Honorable William J. Jamerson, Senior United States District Judge, from the District of Montana, sitting by designation
'Simply stated, the illegality here alleged is that the grocery chain stores and the manufacturers of beer and soft drink combined, in both vertical and horizontal agreements, to make price representations to the public that constituted unfair and deceptive trade practices. At times these representations were made through the coordinating medium of Citizens Committee Against 256, at times they were made directly-- for example, through the use of the stickers promising price increases.
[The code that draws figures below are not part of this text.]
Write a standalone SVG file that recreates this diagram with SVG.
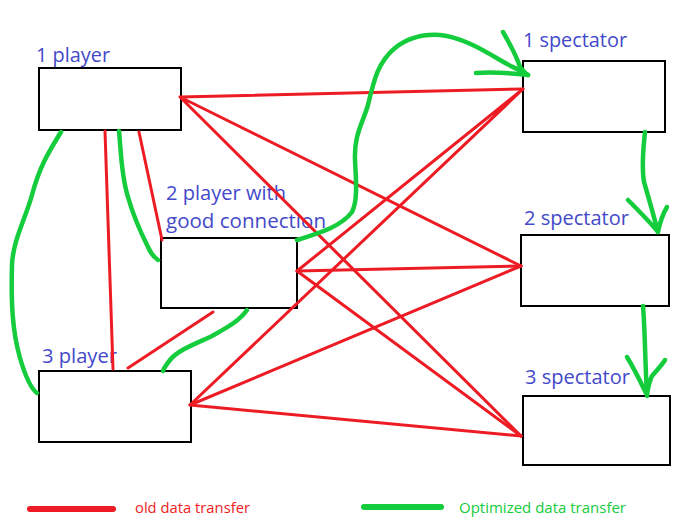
<svg xmlns="http://www.w3.org/2000/svg" width="696" height="532" viewBox="0 0 696 532">
<style>
.box{fill:#fff;stroke:#000;stroke-width:2}
.lbl{font-family:"Open Sans","Noto Sans",sans-serif;font-size:20px;fill:#4349c9}
.red{fill:none;stroke:#ed1c24;stroke-width:3;stroke-linecap:round}
.grn{fill:none;stroke:#14cc3c;stroke-width:4.5;stroke-linecap:round;stroke-linejoin:round}
.leg{font-family:"Open Sans","Noto Sans",sans-serif;font-size:15px}
</style>
<rect width="696" height="532" fill="#fff"/>
<g id="player1"><rect class="box" x="39" y="68" width="142" height="62"/><text class="lbl" x="36" y="62" textLength="74" lengthAdjust="spacingAndGlyphs">1 player</text></g>
<g id="player2"><rect class="box" x="161" y="238" width="136" height="70"/><text class="lbl" x="166" y="200" textLength="120" lengthAdjust="spacingAndGlyphs">2 player with</text><text class="lbl" x="166" y="228" textLength="160" lengthAdjust="spacingAndGlyphs">good connection</text></g>
<g id="player3"><rect class="box" x="39" y="371" width="152" height="71"/><text class="lbl" x="42" y="363" textLength="75" lengthAdjust="spacingAndGlyphs">3 player</text></g>
<g id="spectator1"><rect class="box" x="523" y="61" width="142" height="71"/><text class="lbl" x="523" y="47" textLength="104" lengthAdjust="spacingAndGlyphs">1 spectator</text></g>
<g id="spectator2"><rect class="box" x="521" y="235" width="148" height="71"/><text class="lbl" x="524" y="225" textLength="105" lengthAdjust="spacingAndGlyphs">2 spectator</text></g>
<g id="spectator3"><rect class="box" x="523" y="396" width="147" height="69"/><text class="lbl" x="525" y="384" textLength="105" lengthAdjust="spacingAndGlyphs">3 spectator</text></g>
<g id="connectors">
<path class="red" d="M180 97L523 89M180 97L521 266M180 97L521 436"/>
<path class="red" d="M523 89L297 271M523 89L190 405"/>
<path class="red" d="M297 271L521 266M297 271L521 436"/>
<path class="red" d="M190 405L521 266M190 405L521 436"/>
<path class="red" d="M105 131L113 369M139 132L162 240M128 368L213 312"/>
<path class="grn" d="M61 132C50 150 40 165 32 195C25 220 13 240 12 265C11 300 12 330 20 358C25 375 30 388 37 393"/>
<path class="grn" d="M119 131C121 150 121 175 128 197C133 215 142 235 148 247C151 254 155 258 158 260"/>
<path class="grn" d="M247 310C240 320 230 326 212 336C195 344 178 350 170 360C166 365 164 368 163 371"/>
<path class="grn" d="M297 240C315 234 340 228 352 212C358 200 356 180 355 160C354 135 362 125 368 105C374 80 378 62 395 48C410 36 425 34 440 35C460 37 480 48 500 60C510 66 520 70 528 75"/>
<path class="grn" d="M503 32C510 44 516 55 520 67L526 74M476 73C490 72 510 73 528 75"/>
<path class="grn" d="M645 132C643 150 642 170 644 182C648 195 652 210 658 232M628 200C640 212 650 222 658 232C660 222 664 212 667 207"/>
<path class="grn" d="M643 306C645 330 645 360 647 396M627 357C635 370 642 385 647 395C648 388 650 380 652 376C657 370 662 365 665 360"/>
</g>
<g id="legend">
<path d="M30 509H113" stroke="#ed1c24" stroke-width="6" stroke-linecap="round"/>
<text class="leg" x="135" y="513" fill="#ed1c24" textLength="115" lengthAdjust="spacingAndGlyphs">old data transfer</text>
<path d="M364 507H441" stroke="#14cc3c" stroke-width="6" stroke-linecap="round"/>
<text class="leg" x="459" y="513" fill="#14cc3c" textLength="167" lengthAdjust="spacingAndGlyphs">Optimized data transfer</text>
</g>
</svg>
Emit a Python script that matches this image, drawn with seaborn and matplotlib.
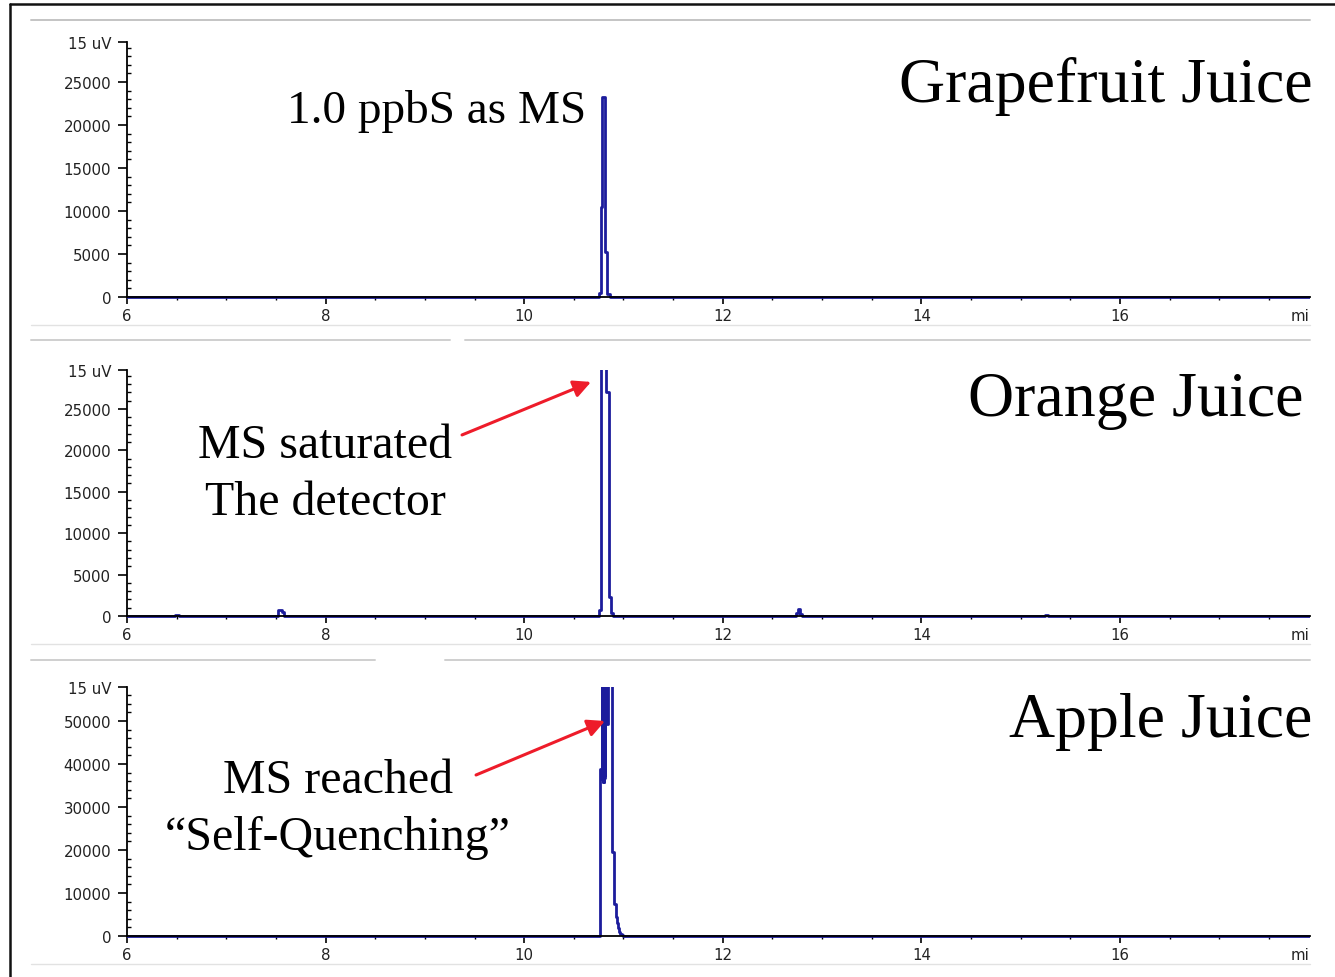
import numpy as np
import pandas as pd
import seaborn as sns
import matplotlib.pyplot as plt
from matplotlib.lines import Line2D
from matplotlib.ticker import MultipleLocator, FixedLocator, FixedFormatter

# ---------------------------------------------------------------------------
# Chromatogram traces (retention time in min, detector response), step data
# ---------------------------------------------------------------------------
grapefruit_time = [6.0, 10.755, 10.778, 10.787, 10.818, 10.838, 10.860, 17.913]
grapefruit_resp = [0, 500, 10500, 23200, 5200, 400, 0, 0]

orange_time = [6.0, 6.48, 6.52, 7.52, 7.56, 7.58, 10.755, 10.778, 10.828,
               10.854, 10.872, 10.890, 12.74, 12.76, 12.78, 12.80, 15.24,
               15.27, 17.913]
orange_resp = [0, 150, 0, 700, 500, 0, 700, 60000, 27000,
               2300, 350, 0, 400, 900, 300, 0, 150,
               0, 0]

apple_time = [6.0, 10.763, 10.780, 10.783, 10.786, 10.789, 10.792, 10.795,
              10.798, 10.801, 10.804, 10.807, 10.810, 10.813, 10.816, 10.820,
              10.840, 10.880, 10.906, 10.924, 10.932, 10.940, 10.950, 10.962,
              10.980, 11.000, 17.913]
apple_resp = [0, 38800, 70000, 36500, 70000, 35800, 70000, 36200,
              70000, 35700, 70000, 36800, 70000, 37500, 70000, 49300,
              70000, 19500, 7400, 4400, 3000, 1800, 1000, 500,
              200, 0, 0]

panel_titles = ["Grapefruit Juice", "Orange Juice", "Apple Juice"]
y_top = [29650, 29700, 57900]
y_major_step = [5000, 5000, 10000]
y_minor_step = [1000, 1000, 2000]
top_tick_label = "15 uV"
x_tick_values = [6, 8, 10, 12, 14, 16]
x_unit_label = "mi"

# ---------------------------------------------------------------------------
W, H = 1335, 978
sns.set_theme(style="white")
plt.rcParams["font.family"] = ["DejaVu Sans"]

fig = plt.figure(figsize=(W / 100, H / 100), dpi=100)
fig.patch.set_facecolor("white")


def fx(x):
    return x / W


def fy(y):
    return 1 - y / H


trace_color = "#1c1c9c"
red = "#ee1c2a"
serif = ["Liberation Serif", "DejaVu Serif"]
tick_size = 10.8

# pixel rows of the zero line and top of each panel, and horizontal extent
zero_px = [298, 617, 937]
top_px = [43, 371, 688]
left_px, right_px = 127, 1310
x_min = 6.0
x_max = 6.0 + (right_px - left_px) / 99.3

traces = [(grapefruit_time, grapefruit_resp),
          (orange_time, orange_resp),
          (apple_time, apple_resp)]

axes = []
for i, (t, r) in enumerate(traces):
    top = y_top[i]
    pad = 0.012 * top
    span_px = zero_px[i] - top_px[i]
    bottom_px = zero_px[i] + pad / top * span_px
    ax = fig.add_axes([fx(left_px), fy(bottom_px), fx(right_px - left_px),
                       (bottom_px - top_px[i]) / H])
    ax.set_facecolor("none")
    df = pd.DataFrame({"time": t, "response": r})
    sns.lineplot(data=df, x="time", y="response", ax=ax, color=trace_color,
                 lw=2.0, drawstyle="steps-post", estimator=None, sort=False,
                 legend=False)
    ax.set_xlim(x_min, x_max)
    ax.set_ylim(-pad, top)
    ax.set_xlabel("")
    ax.set_ylabel("")

    for s in ("top", "right"):
        ax.spines[s].set_visible(False)
    ax.spines["bottom"].set_position(("data", 0))
    ax.spines["left"].set_bounds(0, top)
    for s in ("left", "bottom"):
        ax.spines[s].set_color("black")
        ax.spines[s].set_linewidth(1.3)

    majors = list(np.arange(0, top - y_major_step[i] * 0.5, y_major_step[i]))
    labels = [str(int(v)) for v in majors]
    majors.append(top)
    labels.append(top_tick_label)
    ax.yaxis.set_major_locator(FixedLocator(majors))
    ax.yaxis.set_major_formatter(FixedFormatter(labels))
    ax.yaxis.set_minor_locator(MultipleLocator(y_minor_step[i]))
    ax.xaxis.set_major_locator(FixedLocator(x_tick_values))
    ax.xaxis.set_minor_locator(MultipleLocator(0.5))

    ax.tick_params(axis="y", which="major", direction="out", length=6.5,
                   width=1.2, pad=5.0, labelsize=tick_size, colors="black",
                   labelcolor="#222222", left=True)
    ax.tick_params(axis="y", which="minor", direction="in", length=3,
                   width=1.0, colors="black", left=True)
    ax.tick_params(axis="x", which="major", direction="out", length=5,
                   width=1.2, pad=3.0, labelsize=tick_size, colors="black",
                   labelcolor="#222222", bottom=True)
    ax.tick_params(axis="x", which="minor", direction="out", length=2.5,
                   width=1.0, colors="black", bottom=True)
    ax.annotate(x_unit_label, xy=(17.81, 0), xycoords="data",
                xytext=(0, -13.2), textcoords="offset points",
                ha="center", va="center", fontsize=tick_size,
                color="#222222", annotation_clip=False)
    axes.append(ax)

# Panel titles
title_pos = [(1313, 102), (1303, 416), (1312, 737)]
for (x, y), title in zip(title_pos, panel_titles):
    fig.text(fx(x), fy(y), title, ha="right", va="baseline",
             fontsize=46, family=serif, color="black")

# Annotations
fig.text(fx(287), fy(123), "1.0 ppbS as MS", ha="left", va="baseline",
         fontsize=34, family=serif, color="black")
fig.text(fx(325), fy(458), "MS saturated", ha="center", va="baseline",
         fontsize=34.5, family=serif, color="black")
fig.text(fx(325), fy(515), "The detector", ha="center", va="baseline",
         fontsize=34.5, family=serif, color="black")
fig.text(fx(338), fy(793), "MS reached", ha="center", va="baseline",
         fontsize=34.5, family=serif, color="black")
fig.text(fx(338), fy(850), "\u201cSelf-Quenching\u201d", ha="center",
         va="baseline", fontsize=34.5, family=serif, color="black")

arrow_kw = dict(arrowstyle="-|>", color=red, lw=2.2, mutation_scale=26,
                shrinkA=0, shrinkB=0)
axes[1].annotate("", xy=(10.673, 28260), xytext=(9.374, 21860),
                 arrowprops=arrow_kw, annotation_clip=False)
axes[2].annotate("", xy=(10.814, 50000), xytext=(9.515, 37440),
                 arrowprops=arrow_kw, annotation_clip=False)

# Panel separators
sep = [(21, 31, 1310, "#c4c4c4", 1.4),
       (326, 31, 1310, "#e2e2e2", 1.0),
       (341, 31, 450, "#cfcfcf", 1.4),
       (341, 465, 1310, "#cfcfcf", 1.4),
       (645, 31, 1310, "#e2e2e2", 1.0),
       (661, 31, 375, "#cfcfcf", 1.4),
       (661, 445, 1310, "#cfcfcf", 1.4),
       (965, 31, 1310, "#e2e2e2", 1.0)]
for y, x0, x1, c, lw in sep:
    fig.add_artist(Line2D([fx(x0), fx(x1)], [fy(y), fy(y)], color=c, lw=lw,
                          transform=fig.transFigure))

# Outer frame (left and top edges)
fig.add_artist(Line2D([fx(10), fx(10)], [fy(5), fy(H + 5)], color="#111111",
                      lw=1.8, transform=fig.transFigure))
fig.add_artist(Line2D([fx(10), fx(W + 5)], [fy(5), fy(5)], color="#111111",
                      lw=1.8, transform=fig.transFigure))

fig.savefig("out.png", dpi=100, facecolor="white")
No doubt exists that if these dire threats to raise prices were implemented in a joint move by the affected industries after passage of the initiative a prima facie case of price fixing would be established. No less a violation has occurred when the industries join together with a threat of price increases to coerce the consumer to reject a ballot proposition. What happened was that the manufacturers and chains, in the course of the campaign, announced a joint price move to take effect after the election and upon the condition of the passage of 256. Saying that there is an agreement to fix prices established the violation. If there was no agreement, then the representation was false and unlawful on that separate ground. My own view is that the agreement was proven by the concerted, massive and planned move to threaten the consumer with a . . . 48 cent increase for each six-pack of a number of different products.' C.T. at 35
Appellant in his brief stated that in making his allegations in his complaint he had 'repeated and refined' the allegations that were made to the Federal Trade Commission. Among the 'refinements' was an allegation not made to the Federal Trade Commission that the conspiracy 'was accomplished in part in violation of Washington State law which forbids corporations with a majority of out-of-state shareholders from making contributions in local initiative campaigns.'
Sun Valley and Harman involved the possible loss of antitrust immunity, relative to a concerted attempt to influence executive action, since the official whose favorable decision was sought was himself alleged to be acting unlawfully, i.e., as a member of the conspiracy. Similarly, the result in this case is not controlled by Sacramento Coca-Cola Bottling Co. v. Chauffeurs Local 150, 440 F.2d 1096 (9th Cir.), cert. denied, 404 U.S. 826, 92 S.Ct. 57, 30 L.Ed.2d 54 (1971). In that case, which also involved administrative decisionmaking, the Noerr exemption was held inapplicable because the defendants sought to influence 'public officials engaged in purely commercial dealings' and employed tactics including 'threats and other coercive measures.' 440 F.2d at 1099. Neither condition is satisfied here
Appellant's reliance upon Israel v. Baxter Labs, Inc., 151 U.S.AppD.C. 101, 466 F.2d 272 (1972), and Semke v. Enid Automobile Dealers Ass'n, 456 F.2d 1361 (10th Cir. 1972), is also misplaced. Each of these cases involved alleged attempts to misuse administrative processes in order to further primary anticompetitive objectives. Such activity, if proved, would fall within the 'sham' exception of Noerr as interpreted by the Court in Trucking Unlimited. 404 U.S. at 515-516, 92 S.Ct. 609. The case before us here, however, is distinguishable in two respects. First, the allegedly unethical conduct of the 'conspirators' herein occurred solely within the 'political arena,' not within an administrative or judicial context. See Trucking Unlimited supra, at 513, 516, 92 S.Ct. 609. Secondly, the materials brought to the attention of the Commission did not indicate that the opponents of Initiative 256 had acted primarily to attain anticompetitive goals or that their actions had resulted in an abuse of the initiative proceedings.